= Source code of charts =

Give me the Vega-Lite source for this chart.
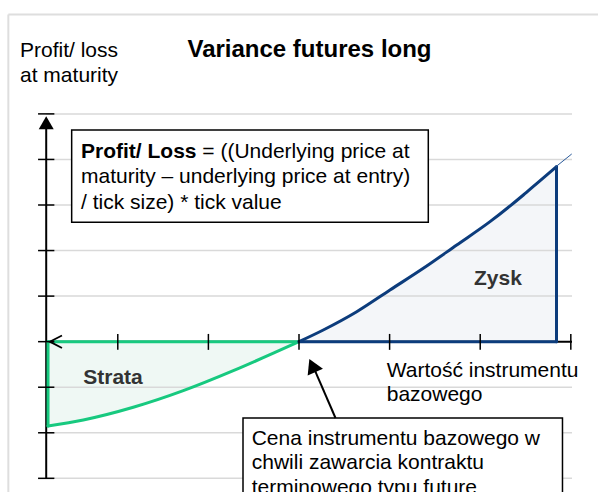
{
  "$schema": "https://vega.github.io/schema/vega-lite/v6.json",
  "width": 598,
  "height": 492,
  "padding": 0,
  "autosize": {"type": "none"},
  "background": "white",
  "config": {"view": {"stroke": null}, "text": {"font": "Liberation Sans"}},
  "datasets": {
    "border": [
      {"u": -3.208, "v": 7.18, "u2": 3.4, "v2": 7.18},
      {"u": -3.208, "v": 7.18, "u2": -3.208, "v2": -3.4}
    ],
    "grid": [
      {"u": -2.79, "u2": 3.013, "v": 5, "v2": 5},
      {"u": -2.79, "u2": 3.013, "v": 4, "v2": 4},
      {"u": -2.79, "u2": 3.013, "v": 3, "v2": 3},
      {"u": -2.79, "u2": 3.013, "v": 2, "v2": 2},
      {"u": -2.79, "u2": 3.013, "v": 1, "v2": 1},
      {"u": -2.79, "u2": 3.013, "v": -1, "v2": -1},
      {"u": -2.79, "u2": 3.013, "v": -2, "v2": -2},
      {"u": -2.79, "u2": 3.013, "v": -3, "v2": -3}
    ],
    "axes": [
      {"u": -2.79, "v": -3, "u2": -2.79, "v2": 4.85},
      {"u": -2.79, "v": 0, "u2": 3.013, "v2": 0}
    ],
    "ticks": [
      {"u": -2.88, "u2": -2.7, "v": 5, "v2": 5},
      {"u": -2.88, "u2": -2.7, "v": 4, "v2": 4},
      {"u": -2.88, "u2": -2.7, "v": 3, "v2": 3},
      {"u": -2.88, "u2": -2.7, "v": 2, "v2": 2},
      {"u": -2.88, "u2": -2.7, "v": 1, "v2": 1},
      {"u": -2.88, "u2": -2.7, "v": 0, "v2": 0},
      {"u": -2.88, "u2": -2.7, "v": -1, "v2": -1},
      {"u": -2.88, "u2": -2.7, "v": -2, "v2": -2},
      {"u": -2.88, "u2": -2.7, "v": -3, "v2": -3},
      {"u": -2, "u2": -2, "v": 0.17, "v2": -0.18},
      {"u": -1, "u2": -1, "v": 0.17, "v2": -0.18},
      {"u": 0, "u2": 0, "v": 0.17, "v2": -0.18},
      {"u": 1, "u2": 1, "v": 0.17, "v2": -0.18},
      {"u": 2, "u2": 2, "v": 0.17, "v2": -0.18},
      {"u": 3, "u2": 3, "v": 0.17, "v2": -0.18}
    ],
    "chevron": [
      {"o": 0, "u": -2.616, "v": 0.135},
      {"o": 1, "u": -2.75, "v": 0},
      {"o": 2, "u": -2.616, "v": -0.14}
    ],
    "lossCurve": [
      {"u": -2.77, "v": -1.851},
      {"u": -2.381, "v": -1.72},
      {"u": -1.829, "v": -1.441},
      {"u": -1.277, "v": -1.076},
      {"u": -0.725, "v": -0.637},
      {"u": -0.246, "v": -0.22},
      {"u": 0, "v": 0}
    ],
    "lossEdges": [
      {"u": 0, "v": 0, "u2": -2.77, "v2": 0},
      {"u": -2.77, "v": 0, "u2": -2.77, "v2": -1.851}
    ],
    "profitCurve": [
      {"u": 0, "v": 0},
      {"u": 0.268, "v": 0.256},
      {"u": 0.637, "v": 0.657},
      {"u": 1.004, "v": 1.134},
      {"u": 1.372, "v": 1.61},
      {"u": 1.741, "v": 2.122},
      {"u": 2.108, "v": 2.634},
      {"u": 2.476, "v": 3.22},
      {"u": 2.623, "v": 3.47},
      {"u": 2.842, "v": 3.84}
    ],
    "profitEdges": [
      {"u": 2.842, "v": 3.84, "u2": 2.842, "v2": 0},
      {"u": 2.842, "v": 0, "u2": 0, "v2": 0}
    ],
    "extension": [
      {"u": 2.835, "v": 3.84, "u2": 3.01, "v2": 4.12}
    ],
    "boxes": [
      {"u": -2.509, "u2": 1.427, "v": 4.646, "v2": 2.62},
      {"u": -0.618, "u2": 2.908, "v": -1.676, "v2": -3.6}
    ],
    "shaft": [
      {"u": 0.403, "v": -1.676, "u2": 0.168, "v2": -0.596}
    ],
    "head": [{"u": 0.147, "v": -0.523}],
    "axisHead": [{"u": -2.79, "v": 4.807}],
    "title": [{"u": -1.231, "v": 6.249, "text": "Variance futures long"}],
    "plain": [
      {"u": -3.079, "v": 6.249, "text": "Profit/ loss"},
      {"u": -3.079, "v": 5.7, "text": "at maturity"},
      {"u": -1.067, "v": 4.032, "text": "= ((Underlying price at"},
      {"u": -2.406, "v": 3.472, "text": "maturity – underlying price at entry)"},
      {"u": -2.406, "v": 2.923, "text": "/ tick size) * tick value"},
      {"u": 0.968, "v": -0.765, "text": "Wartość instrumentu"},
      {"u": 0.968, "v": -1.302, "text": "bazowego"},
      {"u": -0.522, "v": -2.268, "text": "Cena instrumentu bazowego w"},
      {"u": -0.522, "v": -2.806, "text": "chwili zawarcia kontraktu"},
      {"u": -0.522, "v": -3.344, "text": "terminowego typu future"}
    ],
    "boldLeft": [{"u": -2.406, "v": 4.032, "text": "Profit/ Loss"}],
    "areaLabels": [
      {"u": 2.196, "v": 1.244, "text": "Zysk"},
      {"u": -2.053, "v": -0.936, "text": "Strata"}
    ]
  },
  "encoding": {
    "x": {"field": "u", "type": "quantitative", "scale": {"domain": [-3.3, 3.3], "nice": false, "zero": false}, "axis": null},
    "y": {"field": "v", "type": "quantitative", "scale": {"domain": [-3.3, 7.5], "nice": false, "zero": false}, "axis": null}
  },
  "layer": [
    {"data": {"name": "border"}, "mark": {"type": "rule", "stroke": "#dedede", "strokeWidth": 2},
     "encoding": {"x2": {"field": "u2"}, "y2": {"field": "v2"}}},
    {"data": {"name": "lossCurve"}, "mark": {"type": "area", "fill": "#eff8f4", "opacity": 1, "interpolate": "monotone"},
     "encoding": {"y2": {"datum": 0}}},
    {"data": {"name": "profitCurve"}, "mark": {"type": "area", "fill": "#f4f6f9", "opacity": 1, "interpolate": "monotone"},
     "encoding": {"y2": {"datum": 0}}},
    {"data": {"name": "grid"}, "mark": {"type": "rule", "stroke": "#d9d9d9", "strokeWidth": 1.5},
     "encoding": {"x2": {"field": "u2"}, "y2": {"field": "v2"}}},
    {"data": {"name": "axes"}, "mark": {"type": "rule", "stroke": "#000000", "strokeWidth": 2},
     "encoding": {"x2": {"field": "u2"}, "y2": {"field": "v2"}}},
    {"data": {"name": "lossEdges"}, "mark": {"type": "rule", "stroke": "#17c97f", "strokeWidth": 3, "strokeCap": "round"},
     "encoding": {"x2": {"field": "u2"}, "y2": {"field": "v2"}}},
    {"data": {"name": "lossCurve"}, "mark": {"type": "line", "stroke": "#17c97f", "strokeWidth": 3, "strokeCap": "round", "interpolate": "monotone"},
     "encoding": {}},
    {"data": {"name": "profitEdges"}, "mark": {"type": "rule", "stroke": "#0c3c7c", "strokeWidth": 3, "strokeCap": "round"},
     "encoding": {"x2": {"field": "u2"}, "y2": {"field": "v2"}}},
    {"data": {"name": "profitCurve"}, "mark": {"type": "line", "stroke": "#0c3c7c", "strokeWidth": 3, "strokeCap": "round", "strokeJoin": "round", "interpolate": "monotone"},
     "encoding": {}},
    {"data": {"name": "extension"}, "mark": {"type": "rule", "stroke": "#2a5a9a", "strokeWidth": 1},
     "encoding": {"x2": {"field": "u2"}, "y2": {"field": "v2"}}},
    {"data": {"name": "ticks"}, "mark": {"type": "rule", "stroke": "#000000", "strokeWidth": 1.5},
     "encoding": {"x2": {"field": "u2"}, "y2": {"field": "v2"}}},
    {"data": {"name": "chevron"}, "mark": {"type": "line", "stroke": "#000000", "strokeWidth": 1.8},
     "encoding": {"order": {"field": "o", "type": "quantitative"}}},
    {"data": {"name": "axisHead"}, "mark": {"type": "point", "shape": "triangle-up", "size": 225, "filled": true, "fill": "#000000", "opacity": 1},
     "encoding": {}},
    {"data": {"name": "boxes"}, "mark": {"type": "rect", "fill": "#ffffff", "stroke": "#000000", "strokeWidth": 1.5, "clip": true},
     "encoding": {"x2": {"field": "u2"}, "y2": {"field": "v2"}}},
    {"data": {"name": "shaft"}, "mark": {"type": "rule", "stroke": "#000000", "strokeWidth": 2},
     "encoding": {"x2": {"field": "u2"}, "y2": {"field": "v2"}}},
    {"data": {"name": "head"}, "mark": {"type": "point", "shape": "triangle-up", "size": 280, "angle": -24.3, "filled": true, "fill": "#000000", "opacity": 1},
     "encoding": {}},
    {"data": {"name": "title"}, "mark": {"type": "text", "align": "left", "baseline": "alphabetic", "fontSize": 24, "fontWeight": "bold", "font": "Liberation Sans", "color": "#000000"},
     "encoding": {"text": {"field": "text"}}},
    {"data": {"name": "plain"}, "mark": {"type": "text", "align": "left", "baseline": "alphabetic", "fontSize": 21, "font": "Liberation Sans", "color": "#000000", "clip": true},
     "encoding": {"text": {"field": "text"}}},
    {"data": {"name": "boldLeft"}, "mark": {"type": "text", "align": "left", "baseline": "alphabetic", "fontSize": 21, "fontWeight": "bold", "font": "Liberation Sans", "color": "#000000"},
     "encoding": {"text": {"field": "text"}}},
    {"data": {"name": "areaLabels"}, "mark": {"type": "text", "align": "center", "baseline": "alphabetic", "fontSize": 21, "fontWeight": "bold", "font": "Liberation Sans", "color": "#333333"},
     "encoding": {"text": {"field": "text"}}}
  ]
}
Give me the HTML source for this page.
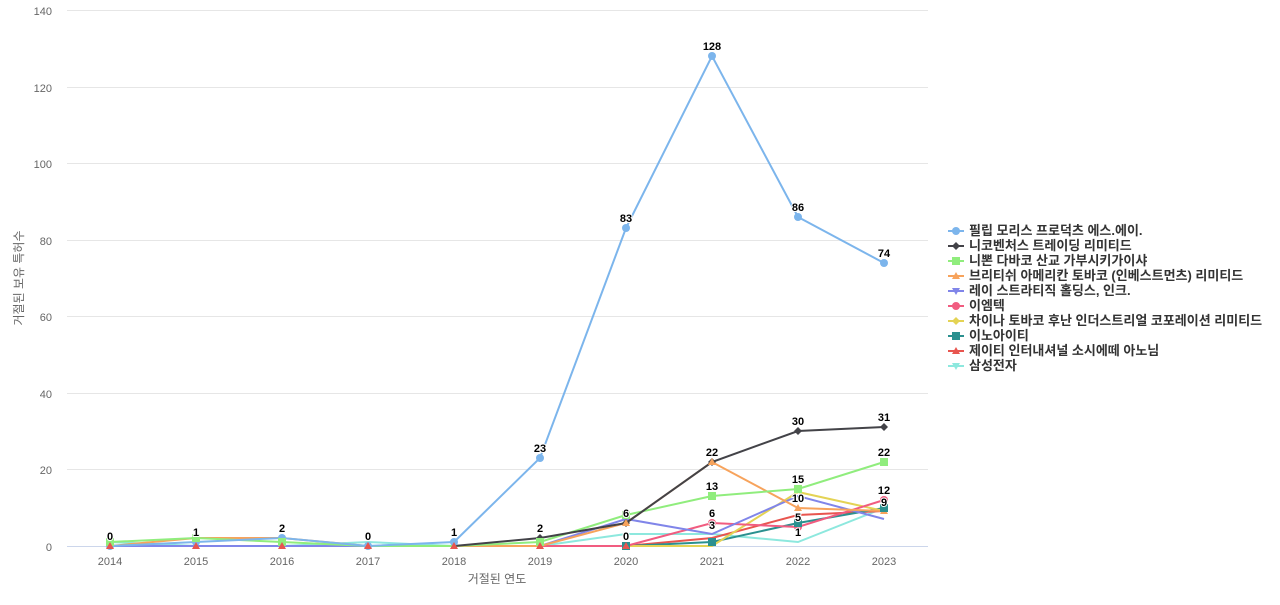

= Job =
Scan the listing above. Gather each line that contains the word "this".

= Written answer =
Give me the Vega-Lite source for this chart.
Give me the HTML source for this page.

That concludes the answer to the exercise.